Maria Gaetana Agnesi

Dopo di loro bisognerà aspettare fino al 1907 con la cattedratica italiana Rina Monti.

Nel corso del XX secolo donne straordinarie hanno iniziato a ritagliarsi uno spazio sempre più importante in campi come l’astronomia, la matematica e la chimica, molto spesso potendo contare sull’apertura mentale delle proprie famiglie che permettevano loro di scegliere la strada scientifica senza temere l’idea di essere “inferiore” ai colleghi uomini: tra loro Margherita Hack, celebre astrofisica italiana, Emmy Noether, che nel Novecento rivoluzionò l’algebra moderna,  Marie Curie, la prima persona a vincere due Premi Nobel (1903 e 1911); Rita Levi Montalcini, unico premio Nobel italiano femminile.

Ci sono stati poi molti casi di scienziate brillantissime ingiustamente private dei riconoscimenti che avrebbero meritato, per il  cosiddetto “effetto Matilda”, come Lise Meitner, Rosalind Franklin e Henrietta Lewitt, alle quali non è stato attribuito il Nobel, o Mileva Maric messa in ombra, sfruttata e non rispettata dall’ingombrante marito Albert Einstein. O ancora Jean Jennings, Frances Elizabeth Snyder, Kathleen McNulty, Marlyn Wescoff, Ruth Lichterman e Frances Bilas, le programmatrici del primo computer elettronico general-purpose (ENIAC) presentato nel 1946 ed in grado di eseguire in pochi secondi calcoli che a mano avrebbero richiesto settimane e che i giornali dell’epoca non menzionarono, attribuendo l’invenzione ai due ingegneri John Presper Eckert e John Mauchly. Queste donne si aggiungono a Ada Lovelace (la prima programmatrice della storia) nella lista di scienziate che hanno cambiato la storia dell’informatica. Infine Creola Katherine Johnson, Dorothy Johnson Vaughan, Mary Winston furono rispettivamente la prima donna di colore inserita nel programma di calcolo delle traiettorie della NASA, tra cui la missione Apollo, la prima donna afro-americana a dirigere un gruppo di dipendenti della West Area Computers della NASA e la prima ingegnera nera della NASA (Vedi il film “Il diritto di contare”).

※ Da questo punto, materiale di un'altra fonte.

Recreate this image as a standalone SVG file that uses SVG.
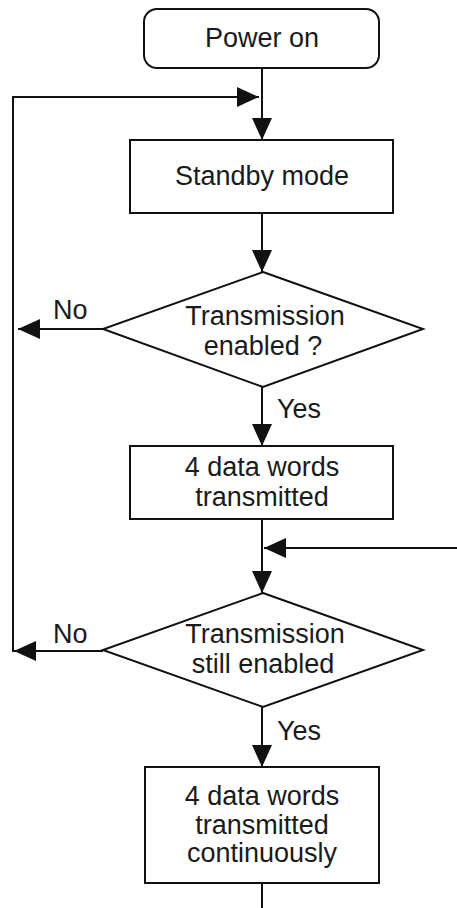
<svg xmlns="http://www.w3.org/2000/svg" width="457" height="908" viewBox="0 0 457 908">
<style>
.box{fill:#fff;stroke:#111;stroke-width:2}
.ln{fill:none;stroke:#111;stroke-width:2}
text{font-family:"Liberation Sans",Arial,sans-serif;font-size:27px;fill:#1a1a1a}
.c{text-anchor:middle}
</style>
<defs>
<marker id="ah" viewBox="0 0 22 20" refX="22" refY="10" markerWidth="22" markerHeight="20" markerUnits="userSpaceOnUse" orient="auto">
<path d="M0,0 L22,10 L0,20 Z" fill="#111"/>
</marker>
</defs>
<rect width="457" height="908" fill="#fff"/>
<g id="connectors">
<line class="ln" x1="262" y1="68" x2="262" y2="140" marker-end="url(#ah)"/>
<polyline class="ln" points="103,651 13,651 13,97 259,97" marker-end="url(#ah)"/>
<line class="ln" x1="262" y1="213" x2="262" y2="272" marker-end="url(#ah)"/>
<line class="ln" x1="103" y1="329" x2="18" y2="329" marker-end="url(#ah)"/>
<line class="ln" x1="262" y1="387" x2="262" y2="446" marker-end="url(#ah)"/>
<line class="ln" x1="262" y1="519" x2="262" y2="593" marker-end="url(#ah)"/>
<line class="ln" x1="457" y1="548" x2="264" y2="548" marker-end="url(#ah)"/>
<line class="ln" x1="30" y1="651" x2="14" y2="651" marker-end="url(#ah)"/>
<line class="ln" x1="262" y1="707" x2="262" y2="767" marker-end="url(#ah)"/>
<line class="ln" x1="262" y1="883" x2="262" y2="908"/>
<text x="53" y="319">No</text>
<text x="277" y="418">Yes</text>
<text x="53" y="643">No</text>
<text x="277" y="740">Yes</text>
</g>
<g id="power-on">
<rect class="box" x="144" y="9" width="235" height="59" rx="13"/>
<text class="c" x="262" y="47">Power on</text>
</g>
<g id="standby">
<rect class="box" x="130" y="140" width="263" height="73"/>
<text class="c" x="262" y="185">Standby mode</text>
</g>
<g id="decision1">
<polygon class="box" points="263,272 423,329 263,387 103,329"/>
<text class="c" x="265" y="325">Transmission</text>
<text class="c" x="263" y="355">enabled ?</text>
</g>
<g id="transmit">
<rect class="box" x="130" y="446" width="263" height="73"/>
<text class="c" x="262" y="476">4 data words</text>
<text class="c" x="262" y="506">transmitted</text>
</g>
<g id="decision2">
<polygon class="box" points="263,593 423,650 263,707 103,650"/>
<text class="c" x="265" y="643">Transmission</text>
<text class="c" x="263" y="673">still enabled</text>
</g>
<g id="continuous">
<rect class="box" x="145" y="767" width="234" height="116"/>
<text class="c" x="262" y="805">4 data words</text>
<text class="c" x="262" y="834">transmitted</text>
<text class="c" x="262" y="862">continuously</text>
</g>
</svg>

Donne, numerose donne che non hanno fatto parte della storia e certamente non per mancanza di capacità. Grazie a loro, il ruolo delle donne nella società e nella scienza non può più essere ignorato e, anche se il valore delle donne merita di essere riconosciuto ogni giorno, l’8 marzo è comunque un’occasione per celebrare le loro conquiste, ma anche per riflettere sulle barriere ancora esistenti e su quanto resta da fare per una reale parità di genere perché il progresso non potrà essere completo fino a quando il talento, l’impegno e le scoperte delle donne non verranno riconosciuti al pari di quelli degli uomini.

2 risposte

  1. Complimenti alla dottoressa Gambarini che con codesto articolo ha saputo esporre con grande qualità le storie di queste rivoluzionarie donne.

  2. Ormai Silvia è garanzia di articoli mai scontati, sempre interessanti e ricchi di spunti su cui riflettere. Grazie Silvia! In questo giorno di celebrazione dei diritti delle donne, sia quelli già acquisiti, che quelli che speriamo arrivino presto, e’ stata una lettura di grande ispirazione.